Courtney Reed, who plays Jasmine in the Broadway stage production, delivers her solo song in this video below from YouTube user Benjamin Rauhala.
“On My Way” (Brother Bear)
Phil Collins may not have earned another Oscar after “You’ll Be in My Heart” for Tarzan, but he sure tried with his assortment of comforting tunes for Brother Bear. This overlooked piece, which was featured in the middle of the film, is fairly straightforward in its title. It centers on the paths that individuals (or animals, in the case of the film) take while embarking on exciting journeys and reflecting on those experiences. The catchy country melody is just what you would want to listen to on a road trip.
The video below shows Collins and crew performing the song.
“Song of Mor’du” (Brave)
Billy Connolly and company deliver a winning, Celtic-inspired romp in Disney-Pixar’s Brave. It’s all about killing a vicious bear that has haunted the inhabitants of the Scottish Highlands. Sounds like a flavorful Disney ditty, huh? The ultra-violent nature of the song’s lyrics is lightened by the playfulness of the performers, whose lavish lyrics and humor unite in an unexpected musical sequence. After repeat listens, this one will get stuck in your head, and you may not feel frustrated if that’s the case due to its macabre charm.
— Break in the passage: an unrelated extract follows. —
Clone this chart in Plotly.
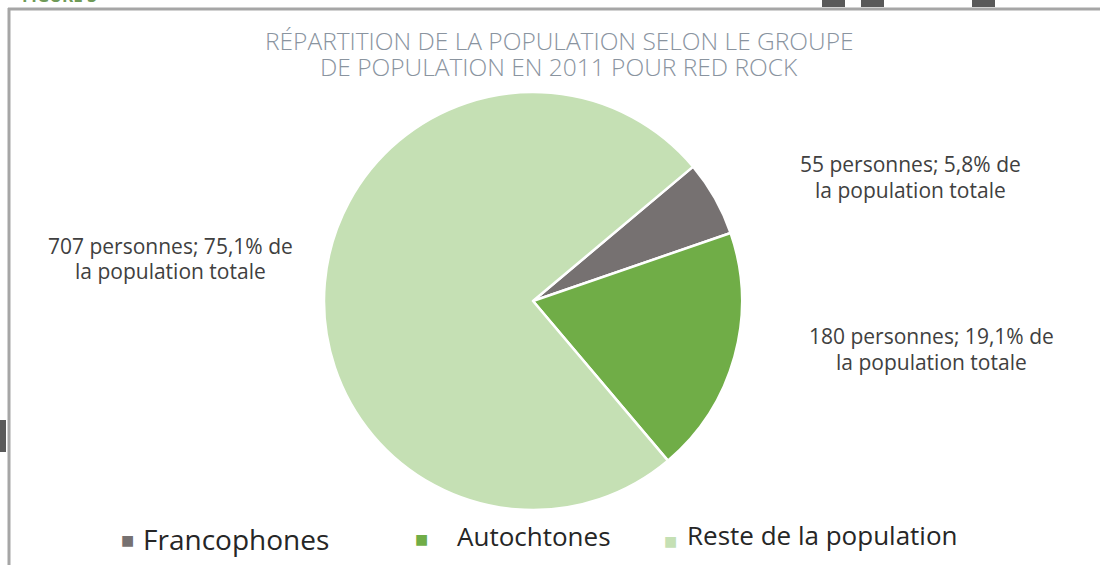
import plotly.graph_objects as go

categories = ["Francophones", "Autochtones", "Reste de la population"]
values = [55, 180, 707]
colors = ["#767171", "#70AD47", "#C5E0B4"]
title_lines = ["RÉPARTITION DE LA POPULATION SELON LE GROUPE",
               "DE POPULATION EN 2011 POUR RED ROCK"]

W, H = 1100, 565
FONT = "Open Sans"


def px(x):
    return x / W


def py(y):
    return 1 - y / H


total = sum(values)


def label_lines(v):
    pct = f"{100 * v / total:.1f}".replace(".", ",")
    return [f"{v} personnes; {pct}% de", "la population totale"]


fig = go.Figure(go.Pie(
    labels=categories, values=values, sort=False, direction="clockwise",
    rotation=50,
    marker=dict(colors=colors, line=dict(color="white", width=2.5)),
    textinfo="none", hoverinfo="label+value+percent", showlegend=False,
    domain=dict(x=[px(324), px(742)], y=[py(510), py(92)]),
))

annotations = []
# title
for line, ty in zip(title_lines, [40, 67]):
    annotations.append(dict(
        text=line, x=px(559), y=py(ty), xref="paper", yref="paper",
        xanchor="center", yanchor="middle", showarrow=False, align="center",
        font=dict(family=FONT, size=24.5, weight=300, color="#8a949f"),
    ))
# data labels (two lines each)
label_pos = [(910, 164, 190), (931, 336, 362), (170, 246, 271)]
for v, (lx, ly1, ly2) in zip(values, label_pos):
    for line, ly in zip(label_lines(v), (ly1, ly2)):
        annotations.append(dict(
            text=line, x=px(lx), y=py(ly), xref="paper", yref="paper",
            xanchor="center", yanchor="middle", showarrow=False, align="center",
            font=dict(family=FONT, size=21, color="#404040"),
        ))
# legend (manual)
leg_sq_x = [127, 421, 670]
leg_sq_y = [540, 539, 541]
leg_txt_x = [141, 455, 685]
leg_sizes = [28, 26, 26]
leg_y = [539, 536, 535]
for cat, col, sx, sy, tx, fs, ly in zip(categories, colors, leg_sq_x, leg_sq_y,
                                         leg_txt_x, leg_sizes, leg_y):
    annotations.append(dict(
        text="■", x=px(sx), y=py(sy), xref="paper", yref="paper",
        xanchor="center", yanchor="middle", showarrow=False,
        font=dict(family="DejaVu Sans", size=14, color=col),
    ))
    annotations.append(dict(
        text=cat, x=px(tx), y=py(ly), xref="paper", yref="paper",
        xanchor="left", yanchor="middle", showarrow=False,
        font=dict(family=FONT, size=fs, color="#262626"),
    ))
# cut-off figure caption at the very top
annotations.append(dict(
    text="<b>FIGURE 3</b>", x=px(20), y=py(9), xref="paper", yref="paper",
    xanchor="left", yanchor="bottom", showarrow=False,
    font=dict(family=FONT, size=17, color="#6f9a57"),
))

shapes = [
    dict(type="line", xref="paper", yref="paper", x0=px(8), x1=px(1100), y0=py(9), y1=py(9),
         line=dict(color="#a6a6a6", width=3)),
    dict(type="line", xref="paper", yref="paper", x0=px(9), x1=px(9), y0=py(8), y1=py(565),
         line=dict(color="#a6a6a6", width=3)),
]
for (x0, y0, x1, y1) in [(822, -2, 845, 7), (861, -2, 884, 7), (972, -2, 995, 7), (-2, 420, 6, 452)]:
    shapes.append(dict(type="rect", xref="paper", yref="paper", x0=px(x0), x1=px(x1),
                       y0=py(y0), y1=py(y1), fillcolor="#595959", line=dict(width=0)))

fig.update_layout(
    width=W, height=H, margin=dict(l=0, r=0, t=0, b=0),
    paper_bgcolor="white", plot_bgcolor="white",
    annotations=annotations, shapes=shapes,
)

fig.write_html("out.html", config={"displayModeBar": False},
               post_script="document.body.style.margin='0';document.body.style.overflow='hidden';")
“Nothing Can Stop Me Now” (Planes)
Rocking it all the way, the exhilarating “Nothing Can Stop Me Now” pulls you in from the moment you hear the electric guitar. Perhaps one of my favorite portions from Planes is this number, which underscores Dusty Crophopper’s driven personality. A perfect workout song or, at the very least, a motivational piece to get you ready for the day ahead, “Nothing Can Stop Me Now” is just what you need when searching for a boost.
“The Frigate That Flies” (The Pirate Fairy)
DisneyToon Studios hits it out of the park once again with music, surprisingly enough. For The Pirate Fairy, an entry in the Tinker Bell films, Disney enlisted the vocal prowess of none other than Tom Hiddleston to play a young Captain Hook. Good choice, Mouse House, for he also sings, as heard in the soaring, swashbuckling ship song. Much in the vein of “Song of Mor’du,” “The Frigate That Flies” screams your higher-than-average Disney “bro song” with all male singers. Think “I’ll Make a Man Out of You” from Mulan. “Frigate” has an inspirational tone that also serves as a wonderful pick-me-up.
The behind-the-scenes video from the Walt Disney Studios Australia YouTube channel below features some of the song.
“Made of Stone” (The Hunchback of Notre Dame, stage musical)
Quasimodo returns! I first wrote about this epic piece when reviewing the soundtrack last year. Michael Arden perfectly portrayed Quasimodo in the American stage production of Hunchback that played during a limited time a couple of years ago. Of course, “Out There” is the troubled protagonist’s primary number, but “Made of Stone” scores right up there. The showcase of a song was first featured in the 1999 Germany iteration of the show, yet most American audiences did not know about it until more recently. We feel Quasimodo’s soul and suffering through the heartbreaking lyrics, heightened even further by Arden’s rendition. It’s a must-listen song that should not be overlooked by Disney fans and Broadway music lovers alike.